I found myself pleasantly surprised by the Cotopaxi Allpa. Its strongest aspect is the internal organization, which feels very intuitive and helpful. It might just be the best configuration I’ve used so far.
Despite many subdivisions, the contents remain instantly accessible and/or visible through a mesh window. This is miles ahead of the Osprey Farpoint 40 and I even prefer it a little to the Tortuga Setout.
What I’m not 100% sold on is the TPU-coated polyester shell. It can be, for lack of a better word, a bit blobby. There is a bit of a ‘waterbed effect’ where if you press it somewhere, it will blob up somewhere else.
This may be down to taste. What I can say is that in person, this part of the bag looks better than in product photos, but I’m guessing it may still not be to everyone’s liking.
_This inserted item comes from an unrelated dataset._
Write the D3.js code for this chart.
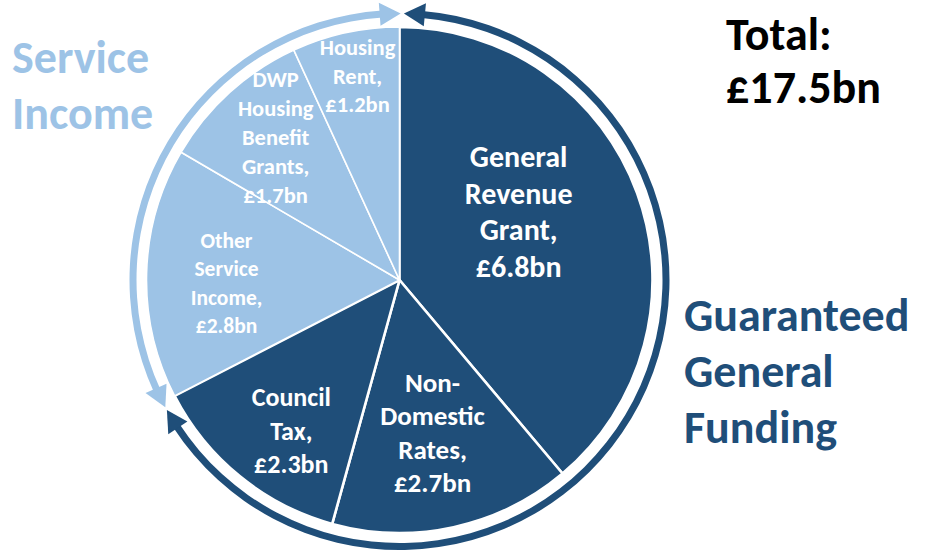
<!DOCTYPE html>
<html>
<head>
<meta charset="utf-8">
<script src="https://cdn.jsdelivr.net/npm/d3@7"></script>
<style>
  html, body { margin: 0; padding: 0; background: #ffffff; }
  svg { display: block; }
  text { font-family: Carlito, Calibri, Lato, "Open Sans", sans-serif; font-weight: 700; }
</style>
</head>
<body>
<svg id="chart" width="926" height="551"></svg>
<script>
// Funding sources (£bn), drawn clockwise from 12 o'clock
const categories = ["General Revenue Grant", "Non-Domestic Rates", "Council Tax",
                    "Other Service Income", "DWP Housing Benefit Grants", "Housing Rent"];
const values = [6.8, 2.7, 2.3, 2.8, 1.7, 1.2];
const groups = ["Guaranteed General Funding", "Guaranteed General Funding", "Guaranteed General Funding",
                "Service Income", "Service Income", "Service Income"];
const labelLines = [
  ["General", "Revenue", "Grant,"],
  ["Non-", "Domestic", "Rates,"],
  ["Council", "Tax,"],
  ["Other", "Service", "Income,"],
  ["DWP", "Housing", "Benefit", "Grants,"],
  ["Housing", "Rent,"]
];
const groupNames = ["Service Income", "Guaranteed General Funding"];

// Label placement inside each slice: radius as a share of the pie radius,
// angular nudge from the slice's mid angle (degrees), font size and line step
const labelRadius = [0.542, 0.621, 0.735, 0.684, 0.745, 0.822];
const labelNudge  = [-9.6, 0.2, -3.5, -2.7, 1.1, 0.7];
const labelSize   = [30, 27, 26, 21.5, 22.5, 22.5];
const labelStep   = [36.5, 33.5, 33.3, 28.5, 29, 28.3];

const colour = d3.scaleOrdinal()
  .domain(groupNames)
  .range(["#9DC3E6", "#1F4E79"]);

const svg = d3.select("#chart");
const cx = 399.5, cy = 280, R = 253;
const g = svg.append("g").attr("transform", `translate(${cx},${cy})`);

const data = categories.map((c, i) => ({ name: c, value: values[i], group: groups[i], i }));
const pie = d3.pie().sort(null).value(d => d.value).startAngle(0).endAngle(2 * Math.PI);
const arcs = pie(data);
const arc = d3.arc().innerRadius(0).outerRadius(R);

g.selectAll("path.slice")
  .data(arcs)
  .join("path")
  .attr("class", "slice")
  .attr("d", arc)
  .attr("fill", d => colour(d.data.group))
  .attr("stroke", "#ffffff")
  .attr("stroke-width", d => d.data.group === "Service Income" ? 1.6 : 2.6)
  .attr("stroke-linejoin", "round");

// Slice labels
const fmt = v => "£" + d3.format(".1f")(v) + "bn";
arcs.forEach(a => {
  const i = a.data.i;
  const lines = labelLines[i].concat([fmt(a.data.value)]);
  const mid = (a.startAngle + a.endAngle) / 2 + labelNudge[i] * Math.PI / 180;
  const r = labelRadius[i] * R;
  const x = r * Math.sin(mid), y = -r * Math.cos(mid);
  const fs = labelSize[i], lh = labelStep[i];
  const cap = 0.64 * fs;
  const first = y - (lines.length - 1) * lh / 2 + cap / 2;
  const t = g.append("text")
    .attr("text-anchor", "middle")
    .attr("fill", "#ffffff")
    .attr("font-size", fs);
  lines.forEach((ln, k) => {
    t.append("tspan").attr("x", x).attr("y", first + k * lh).text(ln);
  });
});

// Group rings with arrowheads at both ends
const rc = 266.5, ringW = 7, headLen = 21, headHalf = 11.5;
const deg = Math.PI / 180;
const polar = (r, a) => [r * Math.sin(a), -r * Math.cos(a)];
const ringArc = d3.arc().innerRadius(rc - ringW / 2).outerRadius(rc + ringW / 2);

// meeting points of the two rings: the top and the group boundary
const splitAngle = arcs[3].startAngle - 1.6 * deg;
const topAngle = 0.6 * deg;
const gap = 0.35 * deg;
const rings = [
  { group: "Guaranteed General Funding", from: topAngle + gap, to: splitAngle - gap },
  { group: "Service Income", from: splitAngle + gap, to: 2 * Math.PI + topAngle - gap }
];
const dA = headLen / rc;
rings.forEach(rg => {
  const fill = colour(rg.group);
  g.append("path")
    .attr("d", ringArc({ startAngle: rg.from + dA - 0.01, endAngle: rg.to - dA + 0.01 }))
    .attr("fill", fill);
  [[rg.from, -1], [rg.to, 1]].forEach(([tip, s]) => {
    const base = tip - s * dA;
    const pts = [polar(rc, tip), polar(rc + headHalf, base), polar(rc - headHalf, base)];
    g.append("path")
      .attr("d", d3.line()(pts) + "Z")
      .attr("fill", fill);
  });
});

// Group titles and total
const title = (lines, x, y0, step, fill) => {
  const t = svg.append("text").attr("font-size", 46).attr("fill", fill);
  lines.forEach((ln, k) => t.append("tspan").attr("x", x).attr("y", y0 + k * step).text(ln));
};
title(["Service", "Income"], 12, 73, 56, colour("Service Income"));
title(["Guaranteed", "General", "Funding"], 684, 331, 56, colour("Guaranteed General Funding"));
title(["Total:", fmt(d3.sum(values))], 726, 50, 53, "#000000");
</script>
</body>
</html>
Sometimes I wish the bag held its shape a bit more, but without an internal frame, it’s just going to baggy.
Aesthetic issues aside, the materials are of a high caliber, making this pack appear very durable. This does also come with additional weight. The Allpa is about a pound or 500 grams heavier than the aforementioned Setout or Farpoint 40. This is worth noting if you’re wanting to wring every last gram out of their carry-on baggage allowance, but if you’re not a hardcore minimalist packer you might be less concerned.
The Cotopaxi Allpa isn’t flawless but it’s still a great backpack. In terms of functionality, comfort, and colorful looks, there is much to like here. And since you don’t need to buy additional accessories like packing cubes, I think it’s good value too.
This pack seems ideal for adventure travel, especially to the sort of destinations I like to cover on this blog (like Asia, Latin America, etc.). The deciding factor should probably be its visual design: if you’re attracted to the fun and colorful look, then the Allpa could just be the right backpack for you.